When Moses arrived in Egypt and delivered God’s message to Pharoah, not only were the Jews not released, but their workload was increased. At that point in time, Moses complained to God, stating that from the moment he had arrived in Egypt, things had only gotten worse for the Jewish people. However, with the splitting of the sea, all became clear. Moses and the entire Jewish people were shown how the entire trajectory of their stay in Egypt, including their slavery, their increased workload, the ten plagues, and the deception of their departure, all led to the divine revelations which were taught to the world through these events.

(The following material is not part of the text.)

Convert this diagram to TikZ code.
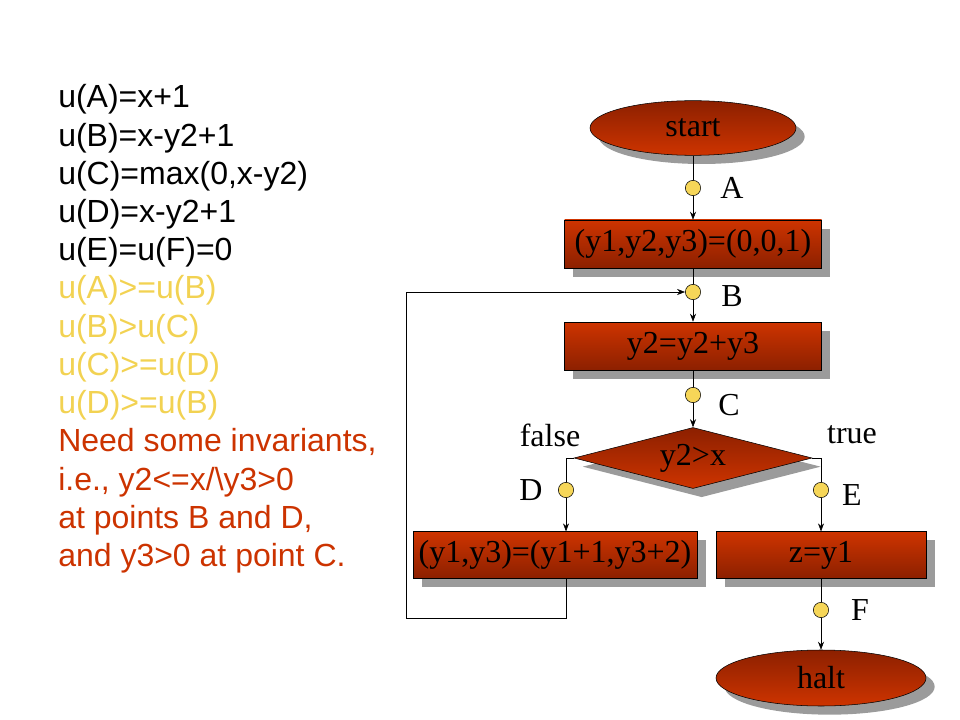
\documentclass[tikz,border=0pt]{standalone}
\usepackage{fontspec}
\setmainfont{Liberation Serif}
\newfontfamily\notefont{Liberation Sans}
\usetikzlibrary{shapes.geometric,shadows,arrows.meta}
\definecolor{flowred}{RGB}{206,52,0}
\definecolor{flowdark}{RGB}{140,32,0}
\definecolor{dotyellow}{RGB}{246,214,88}
\definecolor{shadowgray}{RGB}{155,155,155}
\definecolor{hintyellow}{RGB}{242,210,82}
\definecolor{notered}{RGB}{204,51,0}
\begin{document}
\begin{tikzpicture}[x=0.75pt,y=-0.75pt,
    font=\fontsize{24}{28}\selectfont,
    shadowed/.style={drop shadow={shadow xshift=6.5pt,shadow yshift=-6.5pt,fill=shadowgray,opacity=1}},
    stmt/.style={draw=black,thin,rectangle,inner sep=0pt,minimum height=35pt,
      top color=flowred,bottom color=flowdark,shadowed},
    term/.style={draw=black,thin,ellipse,inner sep=0pt,
      top color=flowdark,bottom color=flowred,shadowed},
    cond/.style={draw=black,thin,diamond,aspect=3.6,inner sep=0pt,
      top color=flowdark,bottom color=flowred,shadowed},
    point/.style={draw=black,thin,circle,fill=dotyellow,inner sep=0pt,minimum size=11.5pt},
    arr/.style={-{Stealth[length=6pt,width=4.5pt]}},
    note/.style={anchor=base west,inner sep=0pt,font=\notefont\fontsize{24}{28.7}\selectfont}]
  \useasboundingbox (0,0) rectangle (960,720);
  % measures attached to the program points
  \node[note] (n1) at (58,108) {u(A)=x+1};
  \node[note] (n2) at (58,146.2) {u(B)=x-y2+1};
  \node[note] (n3) at (58,184.4) {u(C)=max(0,x-y2)};
  \node[note] (n4) at (58,222.6) {u(D)=x-y2+1};
  \node[note] (n5) at (58,260.8) {u(E)=u(F)=0};
  \begin{scope}[hintyellow]
    \node[note] (h1) at (58,299) {u(A)>=u(B)};
    \node[note] (h2) at (58,337.2) {u(B)>u(C)};
    \node[note] (h3) at (58,375.4) {u(C)>=u(D)};
    \node[note] (h4) at (58,413.6) {u(D)>=u(B)};
  \end{scope}
  \begin{scope}[notered]
    \node[note] (r1) at (58,451.8) {Need some invariants,};
    \node[note] (r2) at (58,490) {i.e., y2<=x/\textbackslash y3>0};
    \node[note] (r3) at (58,528.2) {at points B and D,};
    \node[note] (r4) at (58,566.4) {and y3>0 at point C.};
  \end{scope}
  % flowchart
  \node[term,minimum width=154.5pt,minimum height=41pt] (start) at (693,128) {\raisebox{-3pt}{start}};
  \node[point] (A) at (693,188) {};
  \node[stmt,minimum width=192.75pt,minimum height=36pt] (init) at (693,244) {(y1,y2,y3)=(0,0,1)};
  \node[point] (B) at (693,292) {};
  \node[stmt,minimum width=192.75pt,minimum height=36pt] (incr) at (693,346) {y2=y2+y3};
  \node[point] (C) at (693,395) {};
  \node[cond,minimum width=178.5pt,minimum height=45.75pt] (test) at (693,458) {y2>x};
  \node[point] (D) at (566,490) {};
  \node[point] (E) at (821,490) {};
  \node[stmt,minimum width=213pt] (body) at (555,555) {(y1,y3)=(y1+1,y3+2)};
  \node[stmt,minimum width=157.5pt] (assign) at (821,555) {z=y1};
  \node[point] (F) at (821,610) {};
  \node[term,minimum width=157.5pt,minimum height=42pt] (halt) at (821,678) {halt};
  \coordinate (loopbot) at (406,618);
  \coordinate (looptop) at (406,292);
  % point names and branch labels
  \node (lA) at (732,188) {A};
  \node (lB) at (732,296) {B};
  \node (lC) at (729,405) {C};
  \node (lD) at (531,490) {D};
  \node (lE) at (852,495) {E};
  \node (lF) at (860,610) {F};
  \node (lfalse) at (550,435) {false};
  \node (ltrue) at (852,435) {true};
  \begin{scope}[thin]
    \draw (start) -- (A);
    \draw[arr] (A) -- (init);
    \draw (init) -- (B);
    \draw[arr] (B) -- (incr);
    \draw (incr) -- (C);
    \draw[arr] (C) -- (test);
    \draw (test.west) -| (D);
    \draw[arr] (D) -- (D |- body.north);
    \draw (test.east) -| (E);
    \draw[arr] (E) -- (assign);
    \draw (assign) -- (F);
    \draw[arr] (F) -- (halt);
    \draw[arr] (body.south -| D) |- (loopbot) -- (looptop) -- (B);
  \end{scope}
\end{tikzpicture}
\end{document}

Just as in a song, no single note is appreciated in isolation, so too are the events of our lives. Just as the dips and the rises of a song all contribute to its eventual beauty, so too are the highs and the lows of our lives.
Rabbi Elimelech Biderman mentions a heartening insight that demonstrates this thought as well. Scripture relates (Exodus 15;20) that “Miriam the prophetess, the sister of Aaron, took her drum in her hand and all the women went forth after her with drums and with dances.” One might ask, what did the particular choice of the drum represent? Why were there no flutes or trumpets? Perhaps, suggests Rabbi Biderman, the message of the drum is that even from a “bang”, a “hit”, or a “blow”, music can be made.
On this Shabbos of Song, let us all take heart in this message. We might not understand the function of all of life’s events, but we believe with firm conviction that they ultimately contribute to the song of our lives.